Genuine human oversight
Where AI affects people, good governance ensures real human oversight: people who can understand, question, intervene in, and if necessary stop the system. Oversight that exists only on paper, a named reviewer who never actually reviews, is a common failure. Real oversight is active and evidenced.
Evidence you can produce on demand
The defining test of good governance is whether you can prove it. Good governance maintains evidence, of classifications, risk assessments, controls, oversight, and decisions, that can be produced quickly when a board, regulator, or customer asks. The same evidence that satisfies a regulator answers a buyer's security review and reassures a board. An organisation that can produce this evidence on demand has good governance; one that scrambles to assemble it does not.
Continuous, not episodic
Good governance is continuous. AI systems change, and a change can alter a system's risk or make its documentation stale. Good governance detects change, refreshes classifications and evidence, monitors systems in operation, and captures incidents. It treats governance as a living system rather than an annual exercise.
Coherent across the organisation
Finally, good governance is coherent. The classification, controls, documents, and evidence for each system stay connected, so that the answer given to a customer matches the document reviewed by legal and the evidence retained for a regulator.

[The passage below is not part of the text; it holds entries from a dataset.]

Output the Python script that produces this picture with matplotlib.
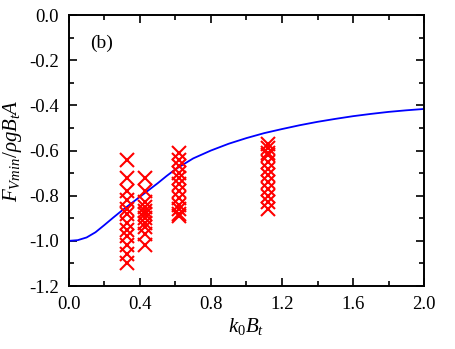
import matplotlib
matplotlib.use("Agg")
import matplotlib.pyplot as plt
from matplotlib.ticker import MultipleLocator, FormatStrFormatter

plt.rcParams['font.family'] = ['Liberation Serif', 'DejaVu Serif']
plt.rcParams['mathtext.fontset'] = 'custom'
plt.rcParams['mathtext.rm'] = 'Liberation Serif'
plt.rcParams['mathtext.it'] = 'Liberation Serif:italic'

# Theoretical curve
curve_k = [0.0, 0.05, 0.1, 0.15, 0.2, 0.25, 0.3, 0.35, 0.4, 0.45, 0.5, 0.55,
           0.6, 0.7, 0.8, 0.9, 1.0, 1.1, 1.2, 1.3, 1.4, 1.5, 1.6, 1.7, 1.8,
           1.9, 2.0]
curve_f = [-1.0, -0.997, -0.985, -0.962, -0.93, -0.897, -0.865, -0.835, -0.805,
           -0.775, -0.745, -0.713, -0.683, -0.635, -0.6, -0.57, -0.545, -0.523,
           -0.505, -0.488, -0.473, -0.46, -0.448, -0.438, -0.429, -0.422, -0.416]

# Measured values, grouped by k0*Bt
exp_k = [0.33, 0.43, 0.62, 1.12]
exp_f = [
    [-0.64, -0.72, -0.78, -0.82, -0.86, -0.88, -0.92, -0.95, -0.98, -1.02, -1.06, -1.10],
    [-0.72, -0.78, -0.83, -0.85, -0.87, -0.88, -0.90, -0.92, -0.94, -0.97, -1.02],
    [-0.61, -0.64, -0.67, -0.70, -0.72, -0.75, -0.78, -0.81, -0.84, -0.86, -0.88, -0.89],
    [-0.57, -0.59, -0.61, -0.62, -0.65, -0.68, -0.71, -0.74, -0.77, -0.80, -0.83, -0.86],
]

fig = plt.figure(figsize=(4.56, 3.49), dpi=100)
ax = fig.add_axes([0.151, 0.1805, 0.779, 0.7765])

ax.plot(curve_k, curve_f, color='#0000ff', lw=1.3)
for k, fs in zip(exp_k, exp_f):
    ax.plot([k] * len(fs), fs, linestyle='none', marker='x', color='#ff0000',
            markersize=10, markeredgewidth=1.5)

ax.set_xlim(0.0, 2.0)
ax.set_ylim(-1.2, 0.0)
ax.xaxis.set_major_locator(MultipleLocator(0.4))
ax.xaxis.set_minor_locator(MultipleLocator(0.2))
ax.yaxis.set_major_locator(MultipleLocator(0.2))
ax.yaxis.set_minor_locator(MultipleLocator(0.1))
ax.xaxis.set_major_formatter(FormatStrFormatter('%.1f'))
ax.yaxis.set_major_formatter(FormatStrFormatter('%.1f'))

ax.tick_params(which='both', direction='in', top=True, right=True, width=1.2)
ax.tick_params(which='major', length=6, labelsize=13.5, pad=7)
ax.tick_params(which='minor', length=3.5)
for s in ax.spines.values():
    s.set_linewidth(1.4)

ax.set_xlabel(r'$k_0B_t$', fontsize=15, labelpad=2)
ax.set_ylabel(r'$F_{Vmin}/\rho gB_tA$', fontsize=15, labelpad=4)
ax.text(0.06, 0.88, '(b)', transform=ax.transAxes, fontsize=14)

fig.savefig('out.png', dpi=100)
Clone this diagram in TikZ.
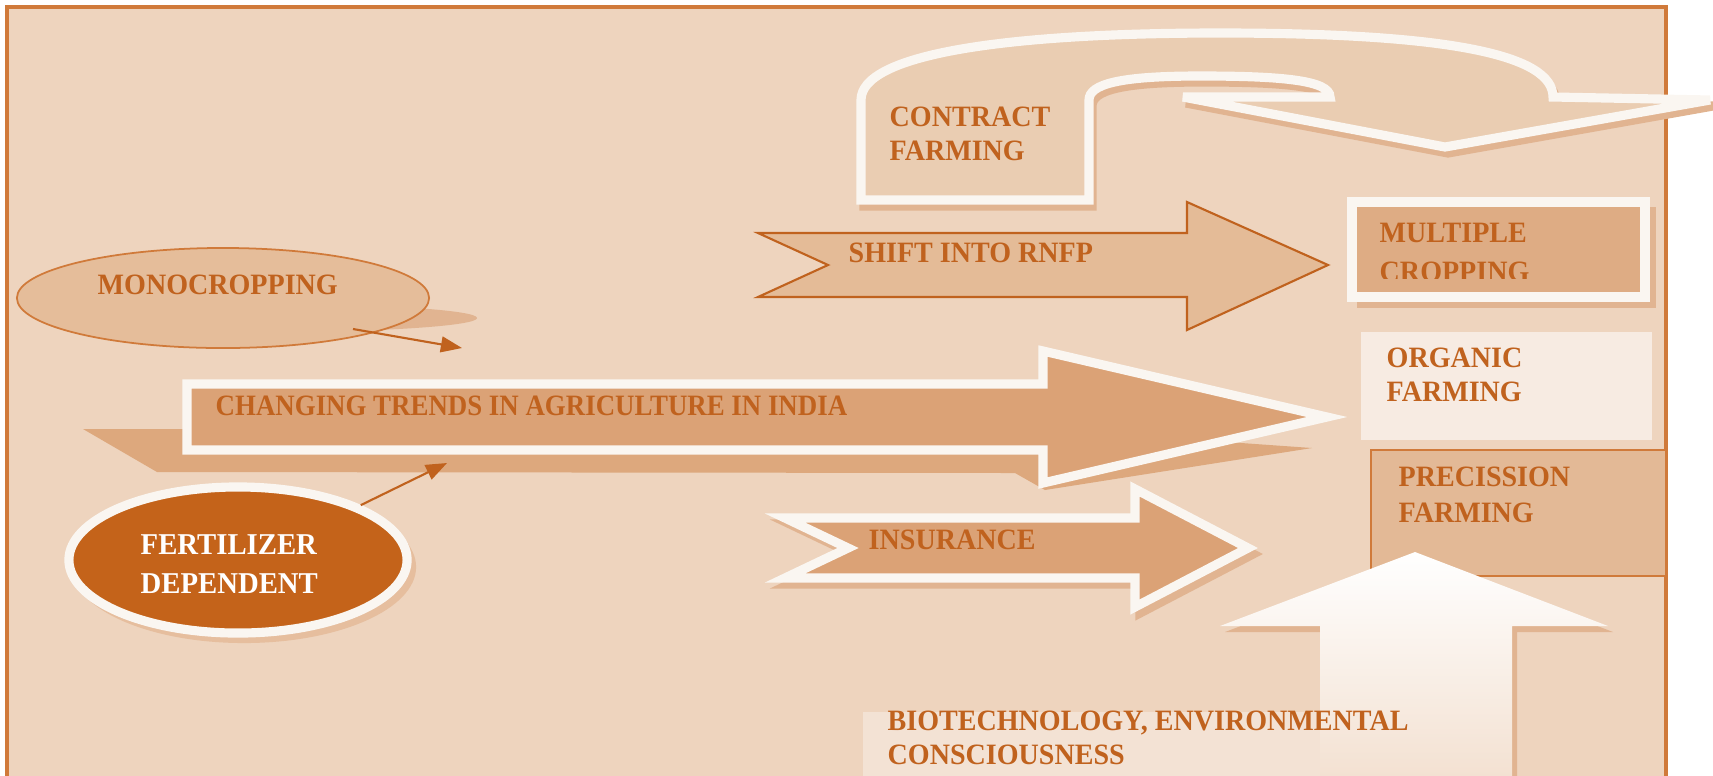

When these scatter across spreadsheets and folders, governance loses its defensibility. Coherence, one connected record per system, is what makes good governance hold together as it scales.
Key terms
- AI inventory
- A complete, current list of every AI system in use, including third-party tools.
- Ownership
- A named, accountable owner for each AI system.
- Proportionality
- Applying controls in proportion to a system's risk.
- Coherence
- Keeping each system's classification, controls, and evidence connected.